__TASK INPUTS__.
◇ ◇ ◇ ◇ ◇ ◇ ◇
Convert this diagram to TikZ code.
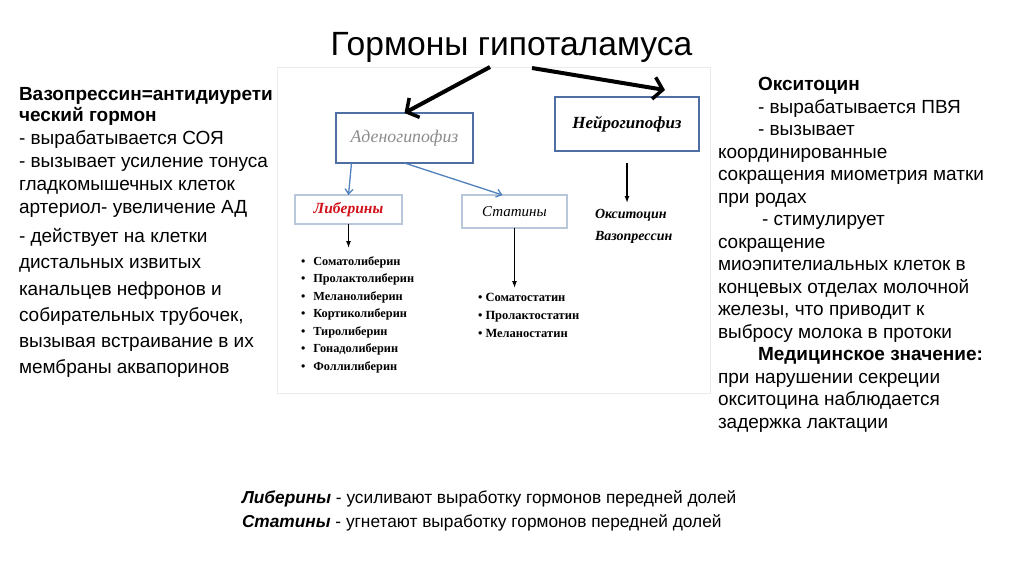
◇ ◇ ◇ ◇ ◇ ◇ ◇
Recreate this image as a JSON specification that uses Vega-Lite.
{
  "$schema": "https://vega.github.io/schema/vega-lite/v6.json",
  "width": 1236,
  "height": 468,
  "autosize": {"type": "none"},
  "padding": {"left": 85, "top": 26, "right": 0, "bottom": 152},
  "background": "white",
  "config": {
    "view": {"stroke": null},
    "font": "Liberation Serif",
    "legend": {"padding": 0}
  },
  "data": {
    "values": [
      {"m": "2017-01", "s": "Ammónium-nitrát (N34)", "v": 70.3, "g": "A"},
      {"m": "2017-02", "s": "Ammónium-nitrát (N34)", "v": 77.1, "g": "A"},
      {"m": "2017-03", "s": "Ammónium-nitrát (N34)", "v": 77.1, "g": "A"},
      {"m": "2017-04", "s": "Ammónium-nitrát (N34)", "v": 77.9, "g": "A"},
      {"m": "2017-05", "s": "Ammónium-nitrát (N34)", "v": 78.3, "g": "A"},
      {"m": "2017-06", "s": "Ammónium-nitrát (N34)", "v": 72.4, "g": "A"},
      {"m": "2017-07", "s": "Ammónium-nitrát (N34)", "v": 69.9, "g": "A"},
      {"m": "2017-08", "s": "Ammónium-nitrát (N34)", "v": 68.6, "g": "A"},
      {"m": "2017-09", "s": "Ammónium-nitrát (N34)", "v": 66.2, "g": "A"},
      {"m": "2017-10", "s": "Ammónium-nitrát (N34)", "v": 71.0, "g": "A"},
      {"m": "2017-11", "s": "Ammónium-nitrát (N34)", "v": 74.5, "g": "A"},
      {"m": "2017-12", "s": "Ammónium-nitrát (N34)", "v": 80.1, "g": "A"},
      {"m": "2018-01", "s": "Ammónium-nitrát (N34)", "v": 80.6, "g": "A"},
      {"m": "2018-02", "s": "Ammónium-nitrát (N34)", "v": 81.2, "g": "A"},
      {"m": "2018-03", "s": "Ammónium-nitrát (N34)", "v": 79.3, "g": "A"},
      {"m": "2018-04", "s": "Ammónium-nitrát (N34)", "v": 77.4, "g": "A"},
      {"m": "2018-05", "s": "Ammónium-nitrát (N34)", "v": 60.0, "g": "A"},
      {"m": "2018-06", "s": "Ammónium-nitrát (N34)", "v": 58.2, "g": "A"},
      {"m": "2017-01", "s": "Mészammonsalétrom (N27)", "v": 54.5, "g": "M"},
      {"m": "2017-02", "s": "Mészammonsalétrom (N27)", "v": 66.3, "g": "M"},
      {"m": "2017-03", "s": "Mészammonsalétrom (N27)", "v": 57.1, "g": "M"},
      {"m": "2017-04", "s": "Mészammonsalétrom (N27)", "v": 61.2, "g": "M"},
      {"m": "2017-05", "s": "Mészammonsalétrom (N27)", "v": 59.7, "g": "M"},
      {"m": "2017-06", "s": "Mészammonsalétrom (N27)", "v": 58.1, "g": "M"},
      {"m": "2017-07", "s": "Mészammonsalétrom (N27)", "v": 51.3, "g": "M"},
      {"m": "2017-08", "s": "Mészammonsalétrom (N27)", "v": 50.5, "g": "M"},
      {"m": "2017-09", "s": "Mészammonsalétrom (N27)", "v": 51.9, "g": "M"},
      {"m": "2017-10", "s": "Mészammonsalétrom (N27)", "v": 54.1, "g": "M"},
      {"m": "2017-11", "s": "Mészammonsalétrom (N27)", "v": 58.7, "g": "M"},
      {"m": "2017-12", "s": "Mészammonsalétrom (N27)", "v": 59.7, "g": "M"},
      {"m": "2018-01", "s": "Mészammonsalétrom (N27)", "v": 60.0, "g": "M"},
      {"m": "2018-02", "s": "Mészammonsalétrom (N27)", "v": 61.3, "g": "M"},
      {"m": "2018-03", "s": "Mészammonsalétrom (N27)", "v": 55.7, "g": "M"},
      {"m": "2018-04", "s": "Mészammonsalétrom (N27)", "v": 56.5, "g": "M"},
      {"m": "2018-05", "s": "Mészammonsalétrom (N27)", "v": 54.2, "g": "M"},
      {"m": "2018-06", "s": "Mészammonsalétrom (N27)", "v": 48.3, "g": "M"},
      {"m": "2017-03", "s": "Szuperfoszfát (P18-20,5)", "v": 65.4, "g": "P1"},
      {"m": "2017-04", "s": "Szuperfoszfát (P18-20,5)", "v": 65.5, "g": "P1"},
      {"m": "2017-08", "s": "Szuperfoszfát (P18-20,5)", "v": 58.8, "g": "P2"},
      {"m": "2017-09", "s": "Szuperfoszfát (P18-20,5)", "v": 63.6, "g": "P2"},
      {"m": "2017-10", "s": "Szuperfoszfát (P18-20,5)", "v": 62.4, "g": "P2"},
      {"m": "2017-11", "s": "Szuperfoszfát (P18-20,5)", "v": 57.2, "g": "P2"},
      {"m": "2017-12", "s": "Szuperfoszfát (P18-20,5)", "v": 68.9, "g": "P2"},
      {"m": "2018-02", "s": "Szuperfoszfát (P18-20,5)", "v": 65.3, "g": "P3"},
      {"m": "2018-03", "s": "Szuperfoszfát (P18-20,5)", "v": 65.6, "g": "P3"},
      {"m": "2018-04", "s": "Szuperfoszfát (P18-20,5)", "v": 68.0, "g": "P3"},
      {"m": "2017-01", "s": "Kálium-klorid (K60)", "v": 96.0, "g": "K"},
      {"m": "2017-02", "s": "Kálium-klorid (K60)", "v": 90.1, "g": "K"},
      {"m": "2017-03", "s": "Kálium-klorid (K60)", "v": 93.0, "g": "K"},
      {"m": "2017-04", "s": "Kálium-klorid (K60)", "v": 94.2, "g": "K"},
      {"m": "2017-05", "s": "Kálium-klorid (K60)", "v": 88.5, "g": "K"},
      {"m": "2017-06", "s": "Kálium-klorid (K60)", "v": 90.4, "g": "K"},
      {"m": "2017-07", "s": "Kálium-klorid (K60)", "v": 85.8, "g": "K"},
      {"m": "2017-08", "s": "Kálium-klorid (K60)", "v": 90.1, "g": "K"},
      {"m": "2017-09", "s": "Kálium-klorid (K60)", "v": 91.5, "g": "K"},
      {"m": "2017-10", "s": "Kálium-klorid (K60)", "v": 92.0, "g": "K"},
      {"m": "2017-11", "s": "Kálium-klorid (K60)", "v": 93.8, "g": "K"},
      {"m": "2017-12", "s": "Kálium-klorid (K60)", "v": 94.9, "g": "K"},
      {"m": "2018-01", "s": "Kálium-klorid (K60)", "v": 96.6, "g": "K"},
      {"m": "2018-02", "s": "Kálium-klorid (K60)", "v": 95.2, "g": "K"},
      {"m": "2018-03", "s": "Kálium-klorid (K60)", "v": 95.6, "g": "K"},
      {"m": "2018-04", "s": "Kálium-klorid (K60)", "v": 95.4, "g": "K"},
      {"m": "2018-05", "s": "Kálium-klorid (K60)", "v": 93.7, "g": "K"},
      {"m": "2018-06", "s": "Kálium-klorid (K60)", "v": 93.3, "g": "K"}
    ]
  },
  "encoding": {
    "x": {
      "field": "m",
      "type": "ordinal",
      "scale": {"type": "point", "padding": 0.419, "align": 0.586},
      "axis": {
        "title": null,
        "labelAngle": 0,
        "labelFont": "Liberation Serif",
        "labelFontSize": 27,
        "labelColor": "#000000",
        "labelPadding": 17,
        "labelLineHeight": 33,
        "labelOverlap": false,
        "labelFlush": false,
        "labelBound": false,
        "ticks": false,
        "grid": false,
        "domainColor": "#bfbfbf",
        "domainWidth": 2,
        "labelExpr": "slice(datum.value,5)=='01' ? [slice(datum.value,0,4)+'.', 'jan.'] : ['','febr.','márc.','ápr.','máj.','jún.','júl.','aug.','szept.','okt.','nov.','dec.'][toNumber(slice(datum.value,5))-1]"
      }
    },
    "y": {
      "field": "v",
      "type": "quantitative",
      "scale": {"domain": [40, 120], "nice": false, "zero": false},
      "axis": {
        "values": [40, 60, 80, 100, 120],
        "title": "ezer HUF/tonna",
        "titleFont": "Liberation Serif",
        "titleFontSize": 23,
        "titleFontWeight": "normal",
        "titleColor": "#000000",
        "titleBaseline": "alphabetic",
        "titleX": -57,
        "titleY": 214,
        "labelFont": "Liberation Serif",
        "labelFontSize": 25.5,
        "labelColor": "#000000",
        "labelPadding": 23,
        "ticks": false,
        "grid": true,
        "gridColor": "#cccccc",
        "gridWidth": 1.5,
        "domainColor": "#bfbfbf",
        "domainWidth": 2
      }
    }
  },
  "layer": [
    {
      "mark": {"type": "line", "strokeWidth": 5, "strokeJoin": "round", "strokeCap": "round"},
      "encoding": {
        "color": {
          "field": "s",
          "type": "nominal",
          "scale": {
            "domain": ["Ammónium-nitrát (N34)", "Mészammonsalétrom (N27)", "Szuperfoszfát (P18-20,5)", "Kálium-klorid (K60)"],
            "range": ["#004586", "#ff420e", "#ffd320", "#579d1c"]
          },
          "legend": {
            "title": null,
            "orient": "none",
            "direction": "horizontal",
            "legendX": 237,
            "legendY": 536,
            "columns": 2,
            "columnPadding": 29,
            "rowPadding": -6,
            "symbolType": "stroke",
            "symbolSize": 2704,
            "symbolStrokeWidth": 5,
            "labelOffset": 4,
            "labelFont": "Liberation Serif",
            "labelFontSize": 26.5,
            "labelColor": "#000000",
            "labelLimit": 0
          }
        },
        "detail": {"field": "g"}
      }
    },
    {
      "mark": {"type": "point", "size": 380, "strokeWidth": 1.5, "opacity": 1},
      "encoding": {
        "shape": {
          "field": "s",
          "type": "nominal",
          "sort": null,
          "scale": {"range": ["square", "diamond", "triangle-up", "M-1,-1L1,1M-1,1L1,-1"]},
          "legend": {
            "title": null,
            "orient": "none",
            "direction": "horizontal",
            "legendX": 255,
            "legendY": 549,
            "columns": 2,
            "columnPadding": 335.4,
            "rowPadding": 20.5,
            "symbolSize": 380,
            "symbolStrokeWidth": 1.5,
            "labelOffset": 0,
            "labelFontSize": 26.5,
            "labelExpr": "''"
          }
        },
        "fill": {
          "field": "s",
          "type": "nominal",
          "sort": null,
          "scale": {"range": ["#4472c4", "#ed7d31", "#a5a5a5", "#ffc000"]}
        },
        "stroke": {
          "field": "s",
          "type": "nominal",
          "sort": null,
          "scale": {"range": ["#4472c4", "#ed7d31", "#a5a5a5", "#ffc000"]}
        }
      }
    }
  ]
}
◇ ◇ ◇ ◇ ◇ ◇ ◇
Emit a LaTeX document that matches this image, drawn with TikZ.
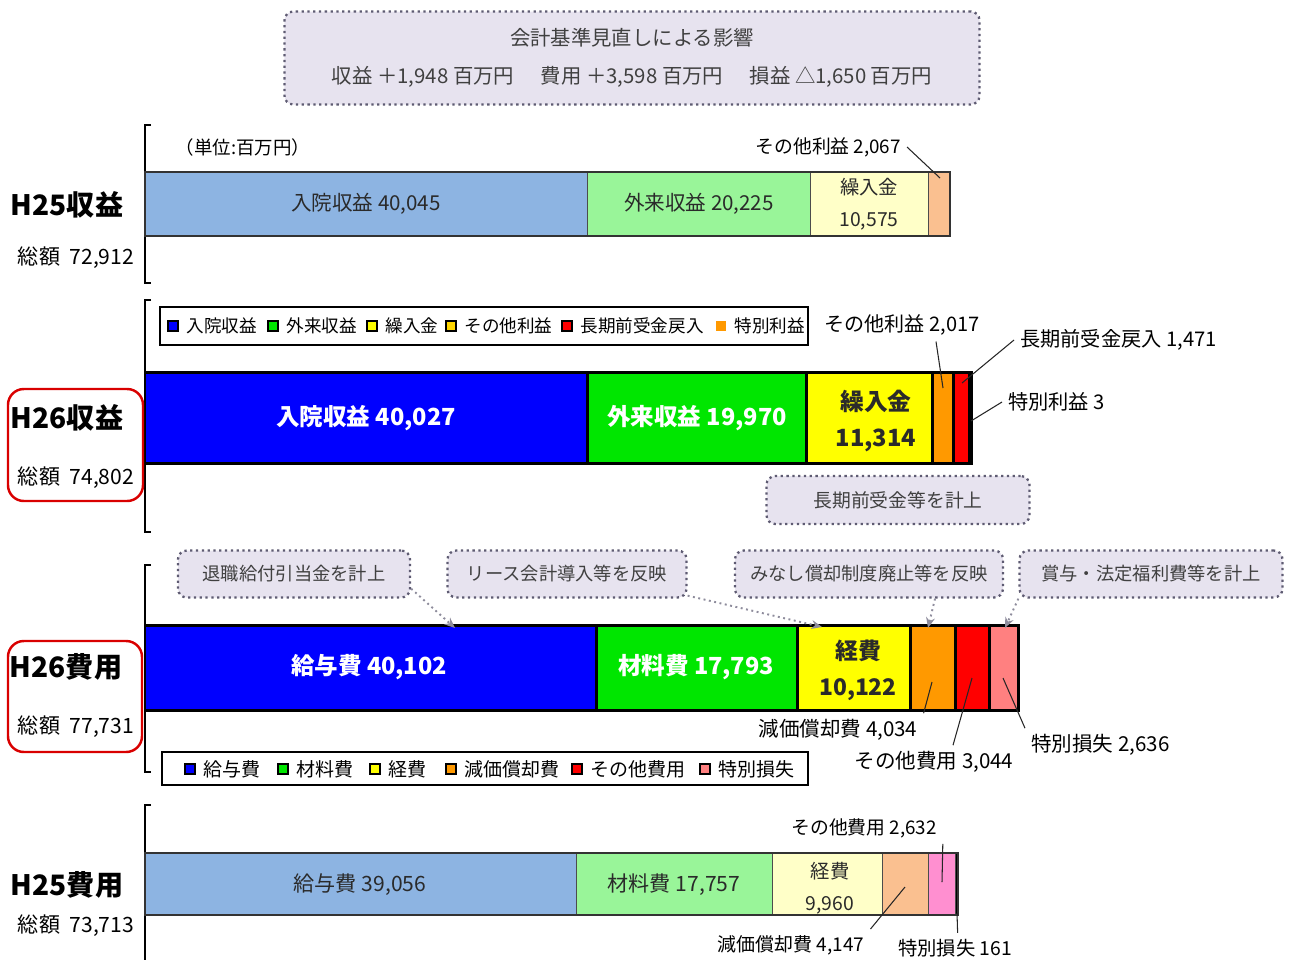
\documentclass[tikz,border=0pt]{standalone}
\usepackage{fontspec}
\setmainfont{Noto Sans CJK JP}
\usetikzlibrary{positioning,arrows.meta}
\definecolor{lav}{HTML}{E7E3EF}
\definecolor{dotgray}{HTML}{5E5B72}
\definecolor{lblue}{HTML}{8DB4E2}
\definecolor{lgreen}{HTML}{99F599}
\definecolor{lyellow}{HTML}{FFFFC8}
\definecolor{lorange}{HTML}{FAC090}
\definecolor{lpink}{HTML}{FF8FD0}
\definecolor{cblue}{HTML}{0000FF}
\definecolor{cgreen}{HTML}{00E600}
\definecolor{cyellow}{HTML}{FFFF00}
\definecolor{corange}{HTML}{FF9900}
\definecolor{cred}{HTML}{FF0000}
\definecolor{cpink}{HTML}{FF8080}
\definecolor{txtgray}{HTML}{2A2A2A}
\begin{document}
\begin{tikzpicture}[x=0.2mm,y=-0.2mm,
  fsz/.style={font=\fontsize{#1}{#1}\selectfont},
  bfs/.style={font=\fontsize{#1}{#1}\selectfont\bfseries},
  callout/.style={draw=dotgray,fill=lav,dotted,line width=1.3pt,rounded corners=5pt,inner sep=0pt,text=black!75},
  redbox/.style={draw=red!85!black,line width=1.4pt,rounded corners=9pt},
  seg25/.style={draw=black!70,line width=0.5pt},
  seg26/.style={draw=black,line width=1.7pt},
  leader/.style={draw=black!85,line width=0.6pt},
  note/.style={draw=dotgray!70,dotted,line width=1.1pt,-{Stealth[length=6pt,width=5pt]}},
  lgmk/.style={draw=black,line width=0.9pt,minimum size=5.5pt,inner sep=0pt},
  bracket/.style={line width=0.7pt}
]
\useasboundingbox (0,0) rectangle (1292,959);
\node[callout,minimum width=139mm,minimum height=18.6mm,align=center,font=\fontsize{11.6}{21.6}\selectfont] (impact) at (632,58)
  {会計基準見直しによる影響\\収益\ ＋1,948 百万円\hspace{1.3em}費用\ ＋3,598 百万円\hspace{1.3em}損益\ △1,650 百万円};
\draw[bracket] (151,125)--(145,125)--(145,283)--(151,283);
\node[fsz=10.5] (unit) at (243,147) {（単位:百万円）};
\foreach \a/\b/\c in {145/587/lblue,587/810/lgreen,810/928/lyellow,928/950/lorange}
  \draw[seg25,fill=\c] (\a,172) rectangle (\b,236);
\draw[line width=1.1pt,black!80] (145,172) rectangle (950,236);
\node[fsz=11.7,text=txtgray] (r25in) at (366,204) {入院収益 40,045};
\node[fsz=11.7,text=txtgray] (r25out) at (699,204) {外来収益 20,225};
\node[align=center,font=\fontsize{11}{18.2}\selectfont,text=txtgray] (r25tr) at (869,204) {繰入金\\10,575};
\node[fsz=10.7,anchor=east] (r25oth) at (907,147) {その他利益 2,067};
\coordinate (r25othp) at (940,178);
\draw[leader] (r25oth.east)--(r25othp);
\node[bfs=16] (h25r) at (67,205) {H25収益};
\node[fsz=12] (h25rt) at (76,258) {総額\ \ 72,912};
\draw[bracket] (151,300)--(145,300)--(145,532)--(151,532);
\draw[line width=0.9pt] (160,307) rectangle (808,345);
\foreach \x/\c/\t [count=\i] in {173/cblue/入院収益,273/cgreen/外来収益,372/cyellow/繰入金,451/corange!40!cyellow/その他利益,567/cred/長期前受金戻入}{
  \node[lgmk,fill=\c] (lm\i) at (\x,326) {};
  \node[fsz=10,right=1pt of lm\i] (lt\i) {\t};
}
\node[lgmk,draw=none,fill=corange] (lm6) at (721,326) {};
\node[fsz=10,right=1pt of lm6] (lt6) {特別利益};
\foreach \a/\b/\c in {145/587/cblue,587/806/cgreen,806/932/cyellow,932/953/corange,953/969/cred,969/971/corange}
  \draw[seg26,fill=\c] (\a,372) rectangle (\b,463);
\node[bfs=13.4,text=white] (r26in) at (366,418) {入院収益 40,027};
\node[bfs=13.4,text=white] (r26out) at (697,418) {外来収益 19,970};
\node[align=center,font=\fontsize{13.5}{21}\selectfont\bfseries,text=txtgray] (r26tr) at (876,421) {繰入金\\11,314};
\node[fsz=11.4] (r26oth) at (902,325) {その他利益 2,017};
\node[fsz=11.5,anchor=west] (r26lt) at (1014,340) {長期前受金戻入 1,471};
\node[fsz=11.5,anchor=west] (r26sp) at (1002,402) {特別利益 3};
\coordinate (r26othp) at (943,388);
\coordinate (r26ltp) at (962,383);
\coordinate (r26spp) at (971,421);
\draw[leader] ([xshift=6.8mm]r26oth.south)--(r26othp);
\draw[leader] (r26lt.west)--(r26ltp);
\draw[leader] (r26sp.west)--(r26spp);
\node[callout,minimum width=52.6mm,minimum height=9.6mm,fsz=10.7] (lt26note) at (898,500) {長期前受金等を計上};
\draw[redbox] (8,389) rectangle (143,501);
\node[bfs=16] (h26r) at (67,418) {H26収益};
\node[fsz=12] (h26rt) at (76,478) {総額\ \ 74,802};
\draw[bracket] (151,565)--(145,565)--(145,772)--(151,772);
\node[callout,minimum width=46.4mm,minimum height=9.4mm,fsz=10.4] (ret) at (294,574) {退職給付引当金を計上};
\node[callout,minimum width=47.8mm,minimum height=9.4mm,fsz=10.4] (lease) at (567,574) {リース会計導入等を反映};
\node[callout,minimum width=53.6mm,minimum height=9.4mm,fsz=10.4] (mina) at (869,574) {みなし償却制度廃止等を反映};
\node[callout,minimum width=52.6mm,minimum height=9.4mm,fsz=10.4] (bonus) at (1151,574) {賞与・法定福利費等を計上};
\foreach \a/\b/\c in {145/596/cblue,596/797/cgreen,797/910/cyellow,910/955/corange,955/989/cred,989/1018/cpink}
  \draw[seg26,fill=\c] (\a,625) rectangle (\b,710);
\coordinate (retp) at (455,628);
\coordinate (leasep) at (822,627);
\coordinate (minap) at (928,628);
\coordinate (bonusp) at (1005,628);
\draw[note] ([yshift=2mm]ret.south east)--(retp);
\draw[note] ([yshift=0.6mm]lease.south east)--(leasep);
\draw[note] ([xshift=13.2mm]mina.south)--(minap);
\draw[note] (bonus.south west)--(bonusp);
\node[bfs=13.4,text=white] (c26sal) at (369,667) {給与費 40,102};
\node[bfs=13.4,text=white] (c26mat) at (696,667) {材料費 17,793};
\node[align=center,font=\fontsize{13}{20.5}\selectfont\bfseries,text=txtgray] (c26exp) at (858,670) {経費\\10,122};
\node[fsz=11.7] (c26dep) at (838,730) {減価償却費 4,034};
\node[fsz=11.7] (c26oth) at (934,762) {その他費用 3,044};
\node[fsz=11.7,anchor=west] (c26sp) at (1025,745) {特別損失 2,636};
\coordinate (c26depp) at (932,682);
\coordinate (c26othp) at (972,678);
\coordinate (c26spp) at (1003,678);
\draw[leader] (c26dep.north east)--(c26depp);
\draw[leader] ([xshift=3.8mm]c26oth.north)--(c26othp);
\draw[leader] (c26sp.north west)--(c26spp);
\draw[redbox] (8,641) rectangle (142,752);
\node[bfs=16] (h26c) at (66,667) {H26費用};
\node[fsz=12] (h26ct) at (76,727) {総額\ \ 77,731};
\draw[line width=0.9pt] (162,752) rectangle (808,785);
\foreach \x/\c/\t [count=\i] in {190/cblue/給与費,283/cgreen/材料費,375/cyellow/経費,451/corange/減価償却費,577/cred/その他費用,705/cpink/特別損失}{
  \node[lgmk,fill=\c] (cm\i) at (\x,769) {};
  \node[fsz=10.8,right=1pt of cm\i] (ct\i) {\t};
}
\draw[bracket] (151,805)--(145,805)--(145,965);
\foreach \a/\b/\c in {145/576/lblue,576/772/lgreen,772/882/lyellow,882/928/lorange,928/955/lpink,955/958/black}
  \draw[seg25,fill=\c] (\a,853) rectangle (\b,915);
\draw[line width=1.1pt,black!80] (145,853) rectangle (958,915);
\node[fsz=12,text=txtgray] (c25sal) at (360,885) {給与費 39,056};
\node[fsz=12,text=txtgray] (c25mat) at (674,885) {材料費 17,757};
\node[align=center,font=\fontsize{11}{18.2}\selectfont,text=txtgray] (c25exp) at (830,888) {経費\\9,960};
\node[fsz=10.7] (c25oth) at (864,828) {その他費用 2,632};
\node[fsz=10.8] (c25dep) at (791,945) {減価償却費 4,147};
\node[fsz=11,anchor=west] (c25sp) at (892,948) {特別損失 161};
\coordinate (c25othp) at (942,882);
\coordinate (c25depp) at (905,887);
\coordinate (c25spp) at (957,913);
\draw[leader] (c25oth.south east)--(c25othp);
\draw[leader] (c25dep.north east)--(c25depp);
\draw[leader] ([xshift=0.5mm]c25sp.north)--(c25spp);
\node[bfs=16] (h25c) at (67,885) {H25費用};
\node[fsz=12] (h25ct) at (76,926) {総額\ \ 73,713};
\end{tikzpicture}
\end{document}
◇ ◇ ◇ ◇ ◇ ◇ ◇
__EXERCISE DESCRIPTION__. List all lines from the entries that include the word "image".

__THE REPLY__.
Recreate this image as a JSON specification that uses Vega-Lite.
Emit a LaTeX document that matches this image, drawn with TikZ.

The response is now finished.